Usually, the suggested fixes that you’re given by a writing workshop are pretty mechanical and, oftentimes, not very coherent. The thing that workshop does well, though, is diagnose the problems that need to be fixed. Because stories are so complicated and need to work on so many levels, it’s very possible to create a story that’s all tone or all setting or all language or all concept and neglect the other elements.
Which is exactly when your workshop comes in and says something like ,”What are the stakes here? Why should the main character care about this? And why should I care” or “What does this main character want?”
I’ve heard those complaints so many times in so many different critique groups and workshops. These sentiments are the definition of workshop cliche: a generic thing that you say about a piece of writing that you don’t really like. And it’s very easy for a writer to dismiss these criticisms with some glib tossed-off answer: “They’re interested in seeing whether their philosophy works” or “They want to be alone.”
Sometimes, though, these phrases come back to you when you’re stuck.

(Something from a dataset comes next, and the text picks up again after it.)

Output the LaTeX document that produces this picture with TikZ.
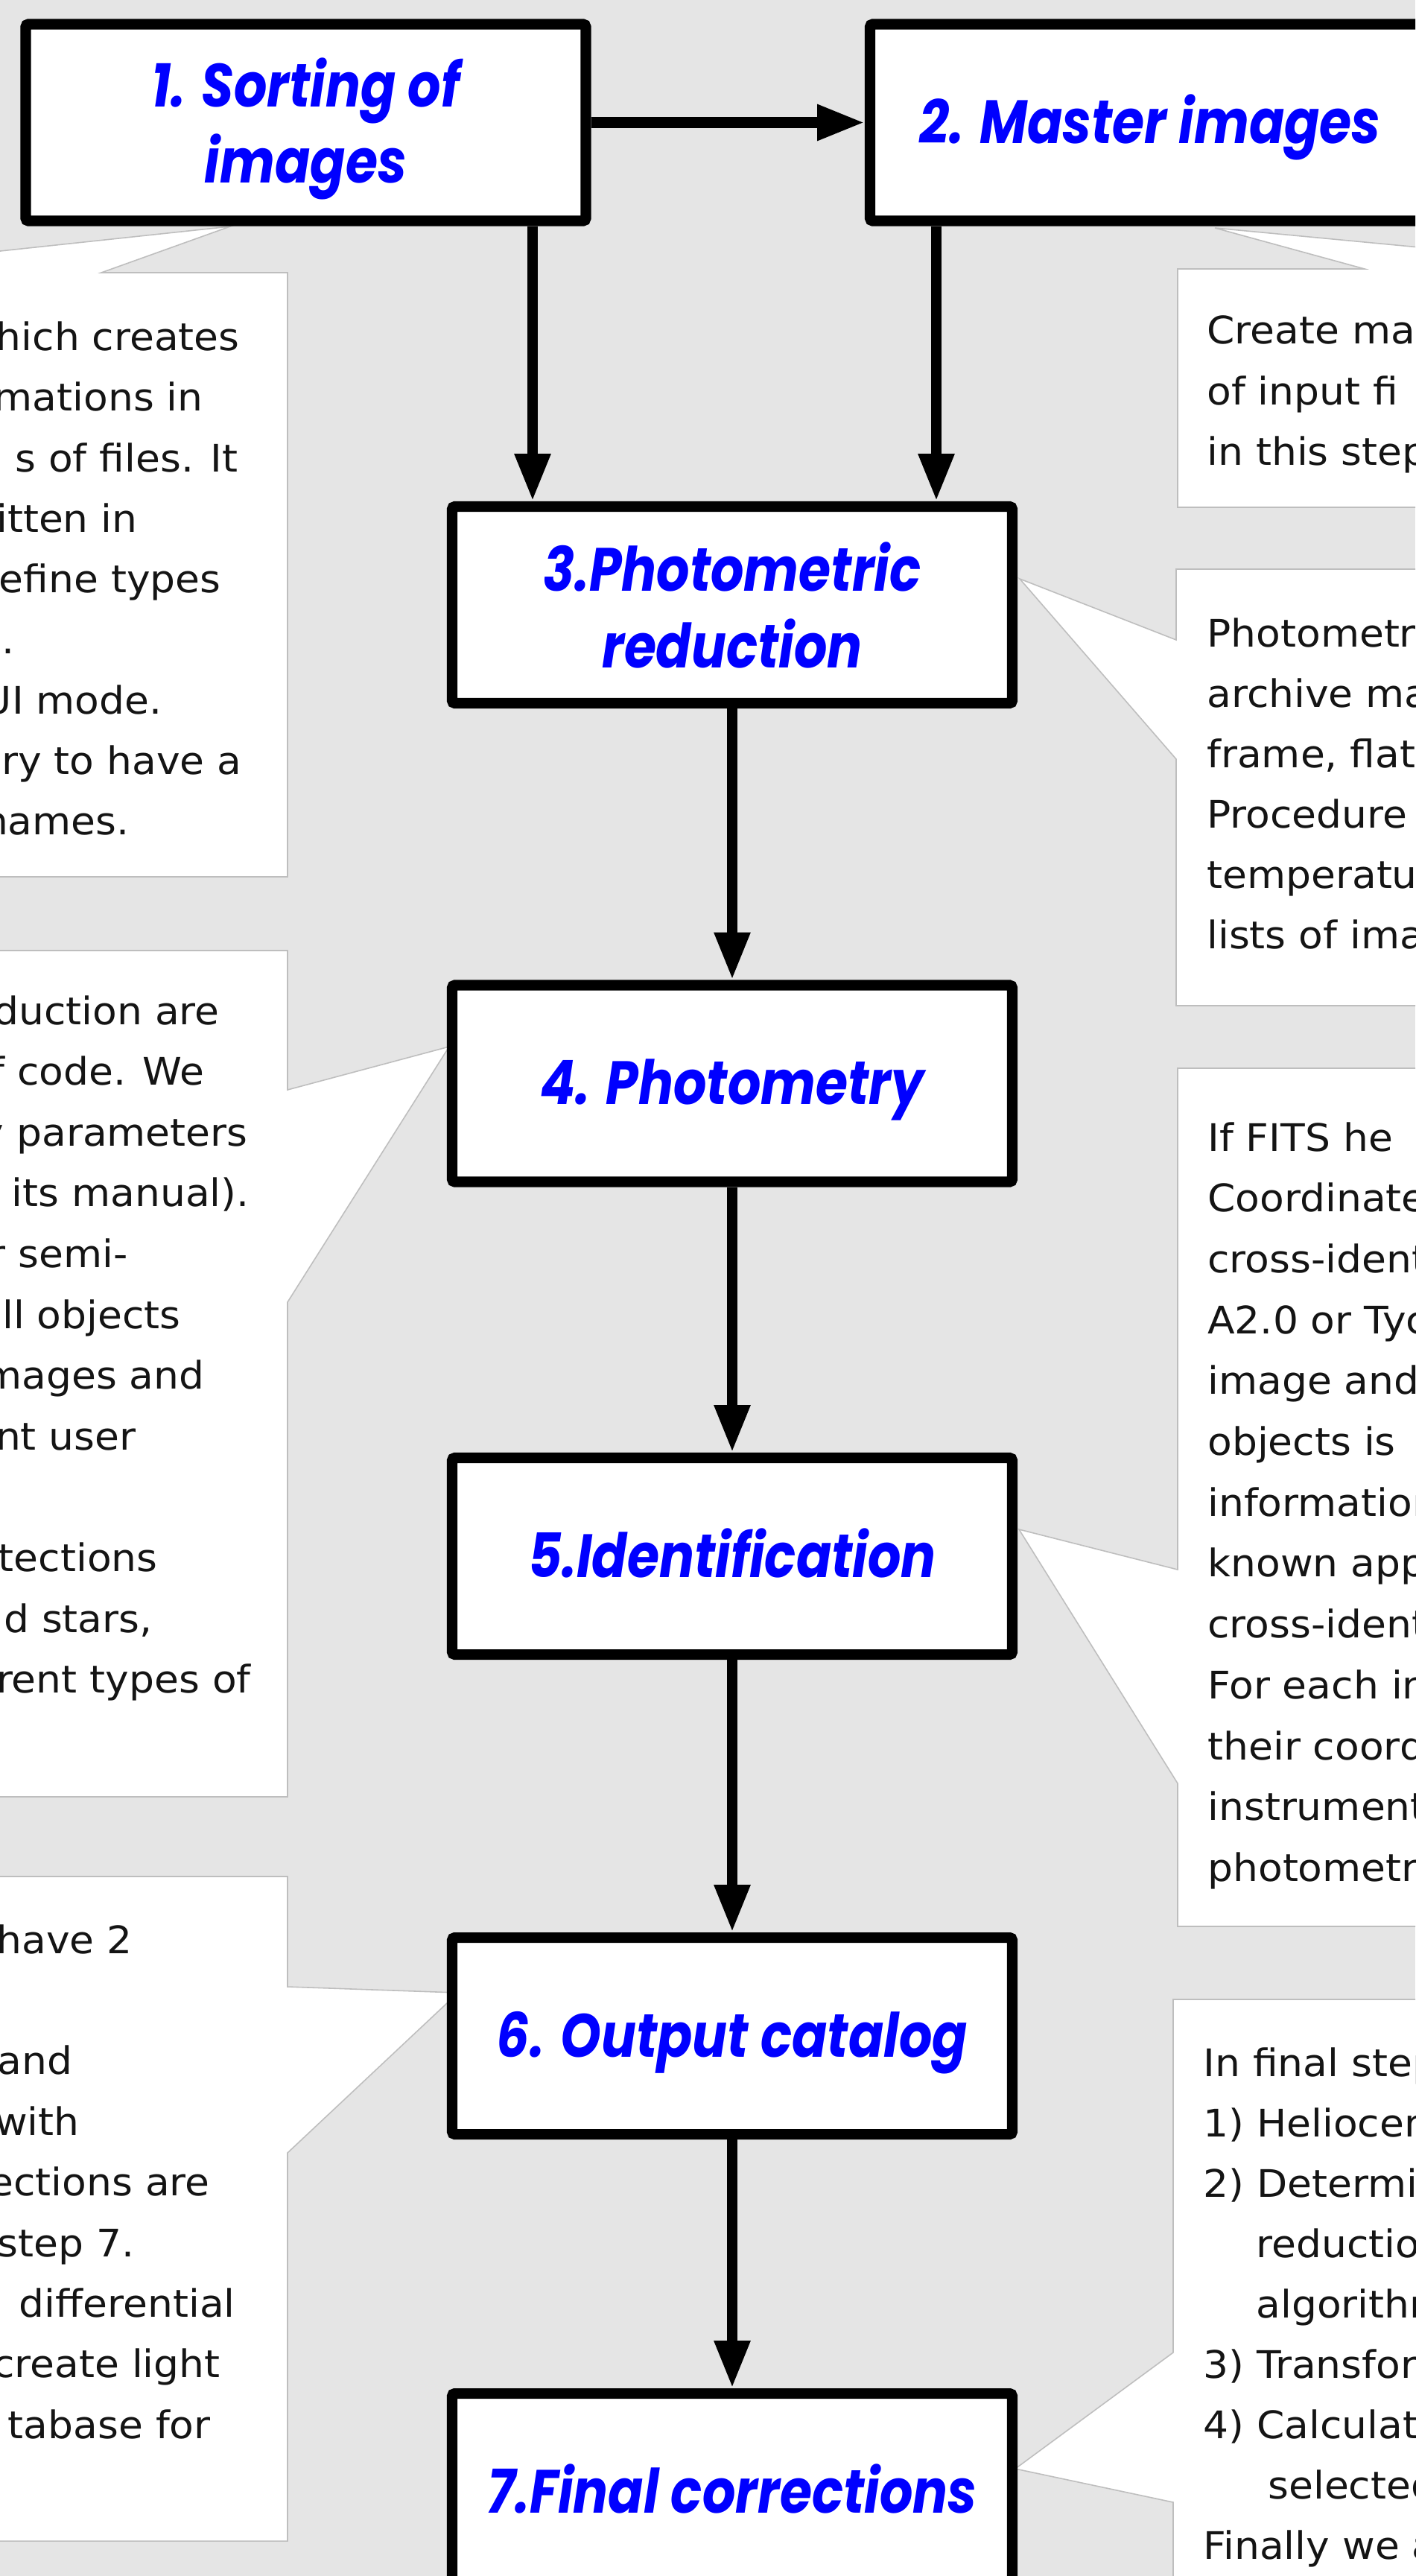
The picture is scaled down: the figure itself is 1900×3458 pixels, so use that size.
\documentclass[tikz,border=0pt]{standalone}
\usepackage{fontspec}
\setmainfont{DejaVu Sans}
\newfontfamily\bodyfont{DejaVu Sans}[FakeStretch=1.05]
\newfontfamily\titlefont{Poppins}[FakeStretch=0.85]
\usetikzlibrary{arrows.meta}
\definecolor{bggray}{RGB}{229,229,229}
\definecolor{callgray}{RGB}{190,190,190}
\definecolor{titleblue}{RGB}{0,0,255}
\definecolor{bodyblack}{RGB}{20,20,20}
\tikzset{
  stepbox/.style={draw=black, line width=8pt, fill=white, rounded corners=2pt,
    minimum width=752*0.02cm, minimum height=264*0.02cm, inner sep=0pt,
    text=titleblue, align=center,
    font=\titlefont\bfseries\itshape\fontsize{46.7pt}{58.6pt}\selectfont},
  oneline/.style={text height=31.9pt, text depth=0pt},
  callout/.style={fill=white, draw=callgray, line width=0.9pt},
  ltext/.style={anchor=base east, inner sep=0pt, text=bodyblack,
    font=\bodyfont\fontsize{29pt}{36pt}\selectfont},
  rtext/.style={anchor=base west, inner sep=0pt, text=bodyblack,
    font=\bodyfont\fontsize{29pt}{36pt}\selectfont},
  arr/.style={draw=black, line width=8.3pt,
    -{Triangle[length=36.4pt, width=25.6pt]}}
}
\begin{document}
\begin{tikzpicture}[x=0.02cm, y=-0.02cm]
\useasboundingbox (0,0) rectangle (1900,3458);
\fill[bggray] (0,0) rectangle (1900,3458);
\clip (0,0) rectangle (1900,3458);

% ---------- callouts ----------
\draw[callout] (-450,366) -- (-271,366) -- (309,304) -- (136,366) -- (386,366) -- (386,1177) -- (-450,1177) -- cycle;
\draw[callout] (1581,361) -- (1832,361) -- (1631,306) -- (2212,361) -- (2400,361) -- (2400,681) -- (1581,681) -- cycle;
\draw[callout] (1579,764) -- (2400,764) -- (2400,1350) -- (1579,1350) -- (1579,1019) -- (1369,777) -- (1579,859) -- cycle;
\draw[callout] (-450,1276) -- (386,1276) -- (386,1463) -- (603,1405) -- (386,1748) -- (386,2412) -- (-450,2412) -- cycle;
\draw[callout] (1581,1434) -- (2400,1434) -- (2400,2586) -- (1581,2586) -- (1581,2394) -- (1368,2053) -- (1581,2107) -- cycle;
\draw[callout] (-450,2519) -- (386,2519) -- (386,2667) -- (615,2675) -- (386,2890) -- (386,3411) -- (-450,3411) -- cycle;
\draw[callout] (1575,2684) -- (2400,2684) -- (2400,3600) -- (1575,3600) -- (1575,3359) -- (1363,3314) -- (1575,3158) -- cycle;

% ---------- callout texts: left column (clipped at left edge) ----------
\node[ltext] (a1) at (322,470.5) {hich creates};
\node[ltext] (a2) at (273,551.8) {rmations in};
\node[ltext] (a3) at (320,633.1) {s of files. It};
\node[ltext] (a4) at (185,714.4) {itten in};
\node[ltext] (a5) at (297,795.7) {efine types};
\node[ltext] (a6) at (20,877.0) {s.};
\node[ltext] (a7) at (218,958.3) {UI mode.};
\node[ltext] (a8) at (325,1039.6) {ary to have a};
\node[ltext] (a9) at (174,1120.9) {names.};

\node[ltext] (d1) at (295,1375) {duction are};
\node[ltext] (d2) at (275,1456.6) {f code. We};
\node[ltext] (d3) at (333,1538.2) {y parameters};
\node[ltext] (d4) at (335,1619.8) {e its manual).};
\node[ltext] (d5) at (172,1701.4) {r semi-};
\node[ltext] (d6) at (243,1783.0) {ll objects};
\node[ltext] (d7) at (275,1864.6) {mages and};
\node[ltext] (d8) at (183,1946.2) {nt user};
\node[ltext] (d9) at (212,2109.4) {tections};
\node[ltext] (d10) at (205,2191.0) {d stars,};
\node[ltext] (d11) at (337,2272.6) {rent types of};

\node[ltext] (f1) at (178,2622) {have 2};
\node[ltext] (f2) at (98,2784.8) {and};
\node[ltext] (f3) at (107,2866.2) {with};
\node[ltext] (f4) at (282,2947.6) {ections are};
\node[ltext] (f5) at (181,3029.0) {step 7.};
\node[ltext] (f6) at (316,3110.4) {differential};
\node[ltext] (f7) at (296,3191.8) {create light};
\node[ltext] (f8) at (283,3273.2) {tabase for};

% ---------- callout texts: right column (clipped at right edge) ----------
\node[rtext] (b1t) at (1620,461) {Create mas};
\node[rtext] (b2t) at (1620,543) {of input fi};
\node[rtext] (b3t) at (1620,624) {in this step};

\node[rtext] (c1) at (1620,868) {Photometr};
\node[rtext] (c2) at (1620,949) {archive mas};
\node[rtext] (c3) at (1620,1030) {frame, flat};
\node[rtext] (c4) at (1620,1111) {Procedure};
\node[rtext] (c5) at (1620,1192) {temperatur};
\node[rtext] (c6) at (1620,1273) {lists of imag};

\node[rtext] (e1) at (1621,1545.0) {If FITS he};
\node[rtext] (e2) at (1621,1626.7) {Coordinates};
\node[rtext] (e3) at (1621,1708.4) {cross-ident};
\node[rtext] (e4) at (1621,1790.1) {A2.0 or Tyc};
\node[rtext] (e5) at (1621,1871.8) {image and};
\node[rtext] (e6) at (1621,1953.5) {objects is};
\node[rtext] (e7) at (1621,2035.2) {information};
\node[rtext] (e8) at (1621,2116.9) {known appro};
\node[rtext] (e9) at (1621,2198.6) {cross-ident};
\node[rtext] (e10) at (1621,2280.3) {For each in};
\node[rtext] (e11) at (1621,2362.0) {their coord};
\node[rtext] (e12) at (1621,2443.7) {instrumenta};
\node[rtext] (e13) at (1621,2525.4) {photometry};

\node[rtext] (g1) at (1615,2787.0) {In final step};
\node[rtext] (g2) at (1615,2868.1) {1) Heliocen};
\node[rtext] (g3) at (1615,2949.2) {2) Determin};
\node[rtext] (g4) at (1686,3030.3) {reduction};
\node[rtext] (g5) at (1686,3111.4) {algorithm};
\node[rtext] (g6) at (1615,3192.5) {3) Transfor};
\node[rtext] (g7) at (1615,3273.6) {4) Calculati};
\node[rtext] (g8) at (1702,3354.7) {selected};
\node[rtext] (g9) at (1615,3435.8) {Finally we a};

% ---------- step boxes ----------
\node[stepbox] (s1) at (410.5,164.5) {\rule{0pt}{47pt}1. Sorting of\\images};
\node[stepbox, oneline] (s2) at (1544,164.5) {2. Master images};
\node[stepbox] (s3) at (983,812) {3.Photometric\\reduction};
\node[stepbox, oneline] (s4) at (983,1454.5) {4. Photometry};
\node[stepbox, oneline] (s5) at (983,2089) {5.Identification};
\node[stepbox, oneline] (s6) at (983,2733) {6. Output catalog};
\node[stepbox, oneline] (s7) at (983,3345) {7.Final corrections};

% ---------- connectors ----------
\coordinate (xl) at (715,0);
\coordinate (xr) at (1257,0);
\draw[arr] (s1) -- (s2);
\draw[arr] (s1.south -| xl) -- (s3.north -| xl);
\draw[arr] (s2.south -| xr) -- (s3.north -| xr);
\draw[arr] (s3) -- (s4);
\draw[arr] (s4) -- (s5);
\draw[arr] (s5) -- (s6);
\draw[arr] (s6) -- (s7);
\end{tikzpicture}
\end{document}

And questions that seem like cliches can become very powerful when you take them seriously and use them to interrogate your text. When you use them to cut through the easy, glib answers and really examine, “Why does this matter?” and “What does the character want?”
Writing this book, in particular, has meant abandoning two dozen different paths that were very defensible and plausible ways to go, except that they just weren’t the right thing to do. But if I didn’t have the sense of the basics that I got from workshop, then I don’t know that I would’ve been able to recognize or articulate what was wrong with what I was writing.